A 25 ans, le jeune réalisateur aborde dans Ablations un univers troublant, celui du trafic d’organes qui fait basculer un homme dans la folie totale. Le contexte du trafic d’organes reste dans l’histoire très flou, mais même en filigrane, il n’est pas moins angoissant que le film lui-même.
Juste en France, on compte aujourd’hui plus de 67 000 patients en insuffisance rénale terminale. Et la liste d’attente pour une greffe de rein s’allonge d’année en année. En 2012, quelque 13 333 patients attendaient une transplantation, or seuls 3 069 patients ont pu être transplantés. En 2011, on estimait à 216 le nombre de personnes mortes faute de greffon disponible. En France, le trafic d’organes est puni de sept ans de prison et plus de 100 000 euros d'amende. Hélas, au niveau international, le commerce illégal d’organes défraye régulièrement la chronique, parfois avec des saisis sur des personnes à leur insu…

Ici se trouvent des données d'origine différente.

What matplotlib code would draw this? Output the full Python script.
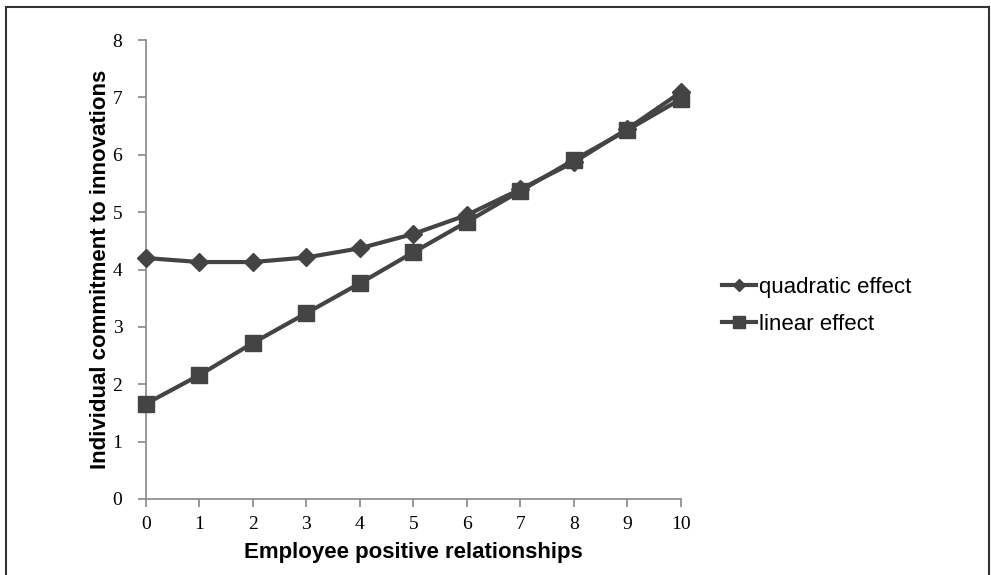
import matplotlib
matplotlib.use("Agg")
import matplotlib.pyplot as plt
import matplotlib.patches as patches
from matplotlib.lines import Line2D

relacoes = [0, 1, 2, 3, 4, 5, 6, 7, 8, 9, 10]
quadratico = [4.20, 4.13, 4.13, 4.21, 4.37, 4.62, 4.95, 5.40, 5.87, 6.45, 7.09]
linear = [1.66, 2.16, 2.72, 3.24, 3.76, 4.30, 4.83, 5.37, 5.91, 6.43, 6.97]

cor = "#444444"
serif = "Liberation Serif"
sans = "Liberation Sans"

fig = plt.figure(figsize=(9.91, 5.75), dpi=100)
ax = fig.add_axes([0.1473, 0.1322, 0.687 - 0.1473, 0.9304 - 0.1322])

ax.plot(relacoes, quadratico, color=cor, lw=3, marker="D", markersize=9,
        clip_on=False, zorder=3)
ax.plot(relacoes, linear, color=cor, lw=3, marker="s", markersize=11,
        clip_on=False, zorder=3)

ax.set_xlim(0, 10)
ax.set_ylim(0, 8)
ax.set_xticks(relacoes)
ax.set_yticks(range(0, 9))
for lado in ["top", "right"]:
    ax.spines[lado].set_visible(False)
for lado in ["left", "bottom"]:
    ax.spines[lado].set_color("#888888")
    ax.spines[lado].set_linewidth(1.2)
ax.tick_params(axis="both", direction="out", length=6, color="#888888", width=1.2)
ax.tick_params(axis="both", labelsize=14)
for t in ax.get_xticklabels() + ax.get_yticklabels():
    t.set_fontfamily(serif)
ax.tick_params(axis="y", pad=11)
ax.tick_params(axis="x", pad=6)

ax.set_xlabel("Employee positive relationships", fontsize=16, fontweight="bold",
              fontfamily=sans, labelpad=7)
ax.set_ylabel("Individual commitment to innovations", fontsize=16, fontweight="bold",
              fontfamily=sans, labelpad=1)

# legenda com marcadores menores
marcas = [Line2D([], [], color=cor, lw=3, marker="D", markersize=6),
          Line2D([], [], color=cor, lw=3, marker="s", markersize=8)]
fig.legend(marcas, ["quadratic effect", "linear effect"], loc="center left",
           bbox_to_anchor=(0.708, 0.468), frameon=False,
           prop={"family": sans, "size": 16}, handlelength=1.55, handletextpad=0.12,
           labelspacing=0.72)

# moldura da figura
fig.patches.append(patches.Rectangle((6 / 991, -0.05), (989 - 6) / 991, 1 - 7 / 575 + 0.05,
                                     transform=fig.transFigure, fill=False,
                                     edgecolor="#333333", lw=1.5))

fig.savefig("out.png", dpi=100)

Quel prix est-on prêt à payer pour obtenir un rein ? Et jusqu’où va la haine de quelqu’un à qui on l’a volé ? Arnold de Parscau n’est pas Hitchcock, mais il se fait un malin plaisir d’ausculter les méandres du traumatisme psychique de cet homme et père de deux enfants dont l’existence bascule et la famille explose. Avec des grands plans et des horreurs qui planent hors cadres, le réalisateur explore le cheminement de la folie remplie de visions cauchemardesques : de l’opération sauvage au fond d’une piscine jusqu’à l’étouffement dans un océan de gélules et des scènes sanglantes. Âmes sensibles s’abstenir !
Denis Menochet avait fait impression à Benoît Delépine (Mammuth, Louise-Michel, Le Grand Soir) avec son apparition dans Inglorious Basterds de Quentin Tarantino. Dans Ablations, il incarne avec fougue cette quête obsessionnelle d’un homme prêt à tout pour retrouver l’intégrité de son corps. Son personnage Pastor sait parfaitement qu’un seul rein suffit pour vivre, mais l’ablation de cet organe vital lui fait perdre la raison.
En passant, on croise également les formidables Yolande Moreau et Philippe Nahon qui campent un vieux couple de chasseurs de reins aussi diabolique que féerique. Une histoire truffée d’humour sombre qui nous procure plein de rebondissements.